需要调用重新标记，以便更多节点的高度得到纠正，以推送到相邻节点，前提是其任何向外边缘上都留有剩余容量。与 Push 中每个线程必须在多个连续节点上工作不同，我们可以使用一个线程来更新每个节点。重新标记不必在每次迭代中进行，如果您希望每次迭代更快，您可以每两次迭代进行一次。

最终代码：

 import numpy as np
 from numba import *
 from time import sleep
 from build_graph import *
 from min_cut import *
 import cv2
 import sys
 import time
 from operator import *
 
 img = cv2.imread("rose.jpg", cv2.IMREAD_GRAYSCALE)
 GRAPH_SIZE = len(img)
 BLOCK_SIZE = 25
 TILE_SIZE = BLOCK_SIZE
 GRID_SIZE = GRAPH_SIZE // BLOCK_SIZE
 
 WEIGHTS_UP   = np.zeros((GRAPH_SIZE,GRAPH_SIZE))
 WEIGHTS_DOWN = np.zeros((GRAPH_SIZE,GRAPH_SIZE))
 WEIGHTS_LEFT = np.zeros((GRAPH_SIZE,GRAPH_SIZE))
 WEIGHTS_RIGHT= np.zeros((GRAPH_SIZE,GRAPH_SIZE))
 
 #WEIGHTS_SINK = np.zeros((GRAPH_SIZE,GRAPH_SIZE))
 
 HEIGHTS= np.zeros((GRAPH_SIZE,GRAPH_SIZE),dtype=np.int32)
 HEIGHTS_BUFFER= np.zeros((GRAPH_SIZE, GRAPH_SIZE),dtype=np.uint32)
 
 EXCESS_FLOW = np.zeros((GRAPH_SIZE,GRAPH_SIZE))
 
 EXCESS_TILE = np.zeros((GRAPH_SIZE,GRAPH_SIZE))
 
 ACTIVE_NODES = np.zeros((GRAPH_SIZE,GRAPH_SIZE), dtype=bool)

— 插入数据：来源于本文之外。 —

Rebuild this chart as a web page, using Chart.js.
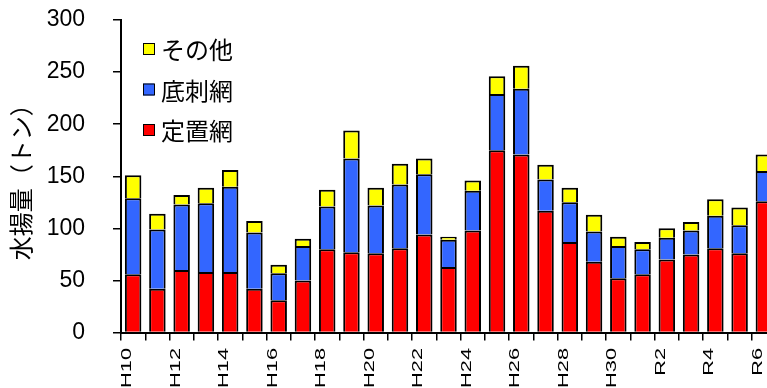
<!DOCTYPE html>
<html>
<head>
<meta charset="utf-8">
<script src="https://cdn.jsdelivr.net/npm/chart.js@4.4.1/dist/chart.umd.min.js"></script>
<style>
  html, body { margin: 0; padding: 0; background: #fff; overflow: hidden; }
  #wrap { width: 767px; height: 388px; overflow: hidden; position: relative; }
  canvas { display: block; }
</style>
</head>
<body>
<div id="wrap"><canvas id="c" width="776" height="388" style="width:776px;height:388px"></canvas></div>
<script>
// 年度（平成10年〜令和6年）
const years = [
  'H10', 'H11', 'H12', 'H13', 'H14', 'H15', 'H16', 'H17', 'H18', 'H19',
  'H20', 'H21', 'H22', 'H23', 'H24', 'H25', 'H26', 'H27', 'H28', 'H29',
  'H30', 'R1', 'R2', 'R3', 'R4', 'R5', 'R6'
];

// 漁法別の水揚量（トン）
const teichiami = [56, 42, 60, 58, 58, 42, 31, 50, 80, 77, 76, 81, 94, 63, 98, 175, 171, 117, 87, 68, 52, 56, 70, 75, 81, 76, 126];
const sokosashiami = [73, 57, 63, 66, 82, 54, 26, 33, 41, 90, 46, 61, 58, 26, 38, 54, 63, 30, 38, 29, 31, 24, 21, 23, 31, 27, 29];
const sonota = [22, 15, 9, 15, 16, 11, 8, 7, 16, 27, 17, 20, 15, 3, 10, 17, 22, 14, 14, 16, 9, 7, 9, 8, 16, 17, 16];

// 縦軸の目盛り
const yTicks = [0, 50, 100, 150, 200, 250, 300];

// 凡例をグラフ領域の左上に縦並びで描く（積み上げの上から順）
const insideLegend = {
  id: 'insideLegend',
  afterDatasetsDraw(chart) {
    const { ctx, chartArea } = chart;
    const sets = chart.data.datasets.slice().reverse();
    const bx = chartArea.left + 22;
    const tx = chartArea.left + 40;
    ctx.save();
    ctx.font = '24px "Noto Sans CJK JP"';
    ctx.textBaseline = 'middle';
    ctx.textAlign = 'left';
    sets.forEach((ds, i) => {
      const cy = chartArea.top + 29 + i * 40.5;
      ctx.fillStyle = ds.backgroundColor;
      ctx.fillRect(bx, cy - 6, 11, 12);
      ctx.strokeStyle = '#000';
      ctx.lineWidth = 1;
      ctx.strokeRect(bx + 0.5, cy - 5.5, 11, 11);
      ctx.fillStyle = '#000';
      ctx.fillText(ds.label, tx, cy + 1);
    });
    ctx.restore();
  }
};

// 横軸の年度ラベル（1年おき、縦書き・縦長の字形）
const yearLabels = {
  id: 'yearLabels',
  afterDraw(chart) {
    const { ctx } = chart;
    const xs = chart.scales.x;
    chart.data.labels.forEach((lab, i) => {
      if (i % 2 !== 0) return;
      const x = xs.getPixelForValue(i) - 6;
      const y = xs.top + 15.5;
      ctx.save();
      ctx.translate(x, y);
      ctx.rotate(-Math.PI / 2);
      ctx.scale(1.45, 1);
      ctx.font = '15px "Liberation Sans", Arial, sans-serif';
      ctx.fillStyle = '#000';
      ctx.textAlign = 'right';
      ctx.textBaseline = 'middle';
      ctx.fillText(lab, 0, 0);
      ctx.restore();
    });
  }
};

new Chart(document.getElementById('c'), {
  type: 'bar',
  data: {
    labels: years,
    datasets: [
      { label: '定置網', data: teichiami, backgroundColor: '#FF0000' },
      { label: '底刺網', data: sokosashiami, backgroundColor: '#3366FF' },
      { label: 'その他', data: sonota, backgroundColor: '#FFFF00' }
    ]
  },
  options: {
    responsive: false,
    maintainAspectRatio: false,
    animation: false,
    devicePixelRatio: 1,
    layout: { padding: { top: 20, right: 0, bottom: 0, left: 0 } },
    datasets: {
      bar: {
        borderColor: '#000',
        borderWidth: 2,
        barPercentage: 0.68,
        categoryPercentage: 1
      }
    },
    plugins: {
      legend: { display: false },
      tooltip: { enabled: false }
    },
    scales: {
      x: {
        stacked: true,
        grid: {
          display: true,
          drawOnChartArea: false,
          drawTicks: true,
          tickLength: 8,
          color: '#000',
          lineWidth: 1.5,
          offset: true
        },
        border: { display: true, color: '#000', width: 2 },
        ticks: { display: false },
        afterFit(scale) { scale.height = 55.5; }
      },
      y: {
        stacked: true,
        min: yTicks[0],
        max: yTicks[yTicks.length - 1],
        afterBuildTicks(scale) { scale.ticks = yTicks.map(v => ({ value: v })); },
        grid: {
          drawOnChartArea: false,
          drawTicks: true,
          tickLength: 8,
          color: '#000',
          lineWidth: 1.5
        },
        border: { display: true, color: '#000', width: 2 },
        ticks: {
          padding: 28,
          color: '#000',
          font: { family: '"Liberation Sans"', size: 23 }
        },
        title: {
          display: true,
          text: '水揚量（トン）',
          color: '#000',
          font: { family: '"Noto Sans CJK JP"', size: 24 },
          padding: { top: 6, bottom: 0 }
        },
        afterFit(scale) {
          scale.width = 121;
          scale.paddingTop = 0;
          scale.paddingBottom = 0;
        }
      }
    }
  },
  plugins: [insideLegend, yearLabels]
});
</script>
</body>
</html>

 ACTIVE_TILES = np.ones((GRID_SIZE,GRID_SIZE), dtype=bool)
 COMPR_CAP = np.zeros((GRAPH_SIZE, GRAPH_SIZE), dtype=np.uint8)
 #FINAL OUTPUT
 SEG = np.zeros((GRAPH_SIZE,GRAPH_SIZE))
 
 @cuda.jit(device=True)
 def isactive(height,excess):
     return (height < GRAPH_SIZE*GRAPH_SIZE) and (excess > 0)
 
 @cuda.jit(device=True)
 def right_wave(sH, sE, x, y, WEIGHTS_RIGHT, CC, EXCESS_FLOW, EXCESS_TILE, BORDER_H):
     offy=cuda.blockIdx.y*cuda.blockDim.x; offx=cuda.blockIdx.x*cuda.blockDim.x
     tile_len=cuda.blockDim.x; ef = 0; nei_h=0
     
     for i in range(0,tile_len): 
         if offx+i==GRAPH_SIZE-1: #hit right bound, can't push! 
             sE[y, i] = ef 
             break
         h=sH[y,i]
         e=sE[y,i]
         if isactive(h,e):
             #print("active, gonna push\n")
             #print("neigbor h for  ", offx+i," ", offy+y, " is ",sH[y,i+1])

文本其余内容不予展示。